As most Google Tech Talks, this is way above my virtual tea cup - which prefers to just travel and be amazed - but even grasping not the complete 50% this is interesting. For virtual worlds to have a future, we will definitely need well-build ‘cities’ - or urban areas - most probably even ones that resemble their First Life bothers and sisters very close. The problems pointed out in this video, the ‘Content Challenge’ is definitely true for Second Life:
Architectural content like cities, buildings and interiors is extremely important - but also very complex.
No tools available for efficient creation of detailed architectural 3D models.

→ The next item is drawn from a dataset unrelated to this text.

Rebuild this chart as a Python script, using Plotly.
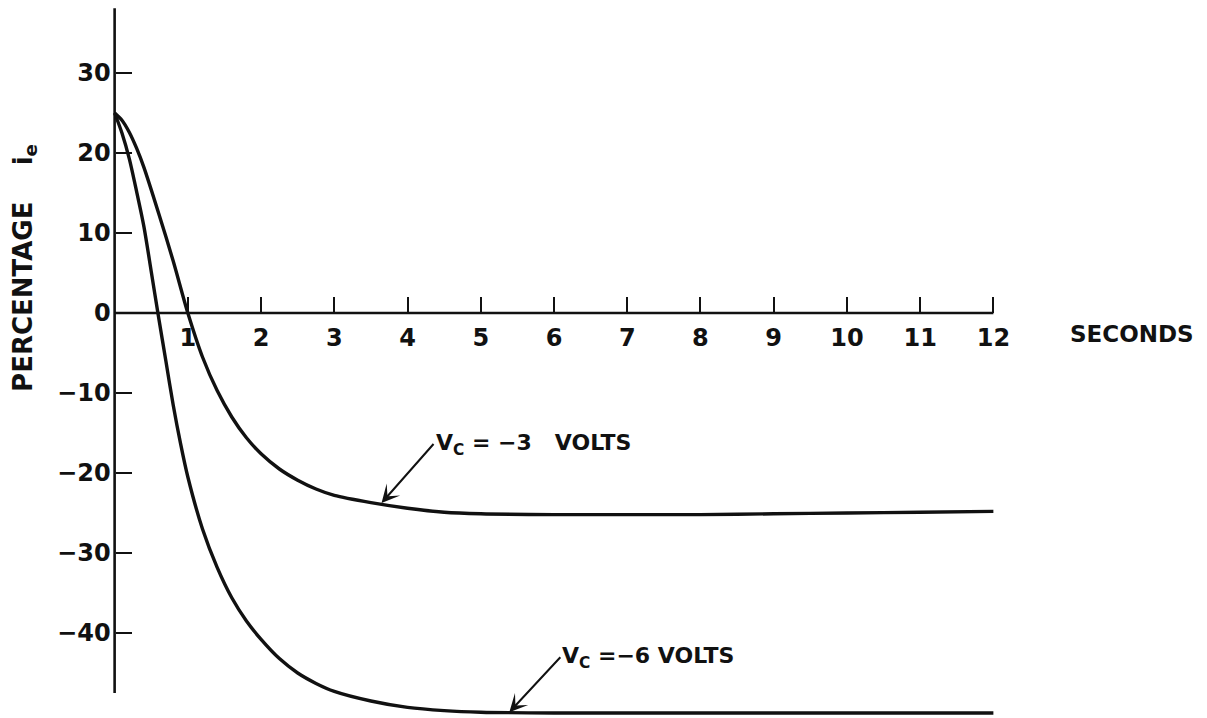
import plotly.graph_objects as go

# Emitter current change (percent) versus time after switching, two control voltages
t_minus3 = [0, 0.1, 0.2, 0.3, 0.4, 0.6, 0.8, 1.0, 1.2, 1.4, 1.6, 1.8, 2.0, 2.25, 2.5,
            2.75, 3.0, 3.5, 4.0, 4.5, 5, 6, 7, 8, 9, 10, 11, 12]
ie_minus3 = [25, 24.1, 22.6, 20.6, 18.2, 12.5, 6.5, 0, -5.5, -9.7, -13, -15.6, -17.6,
             -19.5, -20.9, -22, -22.8, -23.7, -24.4, -24.9, -25.1, -25.2, -25.2, -25.2,
             -25.1, -25.0, -24.9, -24.8]

t_minus6 = [0, 0.1, 0.2, 0.3, 0.4, 0.5, 0.6, 0.7, 0.8, 0.9, 1.0, 1.2, 1.4, 1.6, 1.8,
            2.0, 2.25, 2.5, 2.75, 3.0, 3.5, 4.0, 4.5, 5, 6, 8, 10, 12]
ie_minus6 = [25, 22.5, 19.3, 15.2, 10.8, 5.2, -0.5, -6.0, -11.5, -16.3, -20.5, -27.0,
             -31.8, -35.6, -38.5, -40.8, -43.2, -45.0, -46.3, -47.3, -48.5, -49.3,
             -49.7, -49.9, -50, -50, -50, -50]

x_ticks = [1, 2, 3, 4, 5, 6, 7, 8, 9, 10, 11, 12]
x_ticktext = ["1", "2", "3", "4", "5", "6", "7", "8", "9", "10", "11", "12"]
y_ticks = [-40, -30, -20, -10, 0, 10, 20, 30]
y_ticktext = ["\u221240", "\u221230", "\u221220", "\u221210", "0", "10", "20", "30"]

# points on each curve that the labels point at
pointer_minus3 = (3.645, -23.75)
pointer_minus6 = (5.39, -49.9)

X_RANGE = [-0.5, 12.5]
Y_RANGE = [-50.625, 38.25]

INK = "#111111"
FONT = "DejaVu Sans"

fig = go.Figure()
for tx, vy in ((t_minus3, ie_minus3), (t_minus6, ie_minus6)):
    fig.add_trace(go.Scatter(
        x=tx, y=vy, mode="lines",
        line=dict(color=INK, width=3.4, shape="spline", smoothing=0.8),
        showlegend=False, hoverinfo="skip",
    ))

# axis lines: time axis along zero, current axis at t = 0
fig.add_shape(type="line", x0=0, x1=12, y0=0, y1=0, xref="x", yref="y",
              line=dict(color=INK, width=2.6))
fig.add_shape(type="line", x0=0, x1=0, y0=-47.5, y1=38.1, xref="x", yref="y",
              line=dict(color=INK, width=2.6))

# curve labels with pointer arrows
lbl_font = dict(family=FONT, size=22, color=INK, weight="bold")
fig.add_annotation(x=pointer_minus3[0], y=pointer_minus3[1], ax=52, ay=-59,
                   xanchor="left", yanchor="middle",
                   text="V<sub>C</sub> = \u22123\u00a0\u00a0\u00a0VOLTS", font=lbl_font,
                   showarrow=True, arrowhead=3, arrowsize=1.5, arrowwidth=2.0,
                   arrowcolor=INK)
fig.add_annotation(x=pointer_minus6[0], y=pointer_minus6[1], ax=51, ay=-55,
                   xanchor="left", yanchor="middle",
                   text="V<sub>C</sub> =\u22126 VOLTS", font=lbl_font,
                   showarrow=True, arrowhead=3, arrowsize=1.5, arrowwidth=2.0,
                   arrowcolor=INK)

fig.add_annotation(x=1.107, y=0.540, xref="paper", yref="paper",
                   xanchor="center", yanchor="middle", showarrow=False,
                   text="SECONDS", font=dict(family=FONT, size=23, color=INK, weight="bold"))
fig.add_annotation(x=-0.0557, y=0.633, xref="paper", yref="paper",
                   xanchor="center", yanchor="middle", showarrow=False,
                   textangle=-90,
                   text="PERCENTAGE\u00a0\u00a0\u00a0\u00a0i<sub>e</sub>",
                   font=dict(family=FONT, size=26, color=INK, weight="bold"))

tick_font = dict(family=FONT, size=24, color=INK, weight="bold")
fig.update_layout(
    width=1207, height=718,
    margin=dict(l=78, r=177, t=7, b=0),
    paper_bgcolor="white", plot_bgcolor="white",
    xaxis=dict(range=X_RANGE, anchor="free",
               position=(0 - Y_RANGE[0]) / (Y_RANGE[1] - Y_RANGE[0]),
               showgrid=False, zeroline=False, showline=False,
               ticks="inside", ticklen=16, tickwidth=2.4, tickcolor=INK,
               tickvals=x_ticks, ticktext=x_ticktext, tickfont=tick_font,
               ticklabelstandoff=8),
    yaxis=dict(range=Y_RANGE, anchor="free",
               position=(0 - X_RANGE[0]) / (X_RANGE[1] - X_RANGE[0]),
               showgrid=False, zeroline=False, showline=False,
               ticks="inside", ticklen=16, tickwidth=2.4, tickcolor=INK,
               tickvals=y_ticks, ticktext=y_ticktext, tickfont=tick_font,
               ticklabelstandoff=4),
)

fig.write_html("out.html")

The solution to this presented here is ‘shape grammar’ which leads to automatic content creation. They call this procedural modeling. Very, very, very much simplified, this means, that once you have your ’shape grammar’ in place, you give the computer a map and it figures out which buildings to build, where to put roads, what the buildings should look like, … which gives a very uniform results. Of course, did I mention this is very much simplified? ;)
You then can fine-tune the resulting city, buy making small are larger changes to it’s ’shape grammar’. For instance, you’ve build a Roman city, but used the wrong time area and inserted Doric columns in stead Ionic ones? Easily corrected by changing the program’s grammar. Again, I must add ‘very much simplified’ to this.
The procedural modeling workflow shortly summarized:
Architectural design idea
Analyse design and it’s parameters.
Create and define:
Create or get elements/textures.
Define city layout /initial shape(s).
Encode design: rule set(s)
Add stochastic behaviour to rules.
Apply rule set(s) and export models.
All this has lead to a commercial program called The CityEngine that does procedural modeling of CG architecture and is set for release May 2008. The use they see for this? Gaming, entertainment, urban planning, archeology, … . I’m sure you can think of some use for this of your own. Impressive, nèh?
Google Talk explenation on ‘Urban Reconstruction and Modeling for Building Virtual Worlds’: Creating digital content for virtual worlds remains a significant challenge, especially for urban environments, which are among the largest and most complex. As display capabilities improve and audience expectations grow, procedural modeling techniques are becoming an increasingly important supplement to traditional modelling software. In this talk, we present grammar-based, image-based and interactive methods for the efficient creation of urban environments. Thus massive architectural models of high visual quality and geometric detail can be produced at low cost. Selected examples demonstrate solutions to previously unsolved modeling problems, especially to consistent mass modeling with volumetric shapes of arbitrary orientation. Furthermore, we show massive urban models with unprecedented level of detail, with the virtual rebuilding of the archaeological site of Pompeii as a case in point.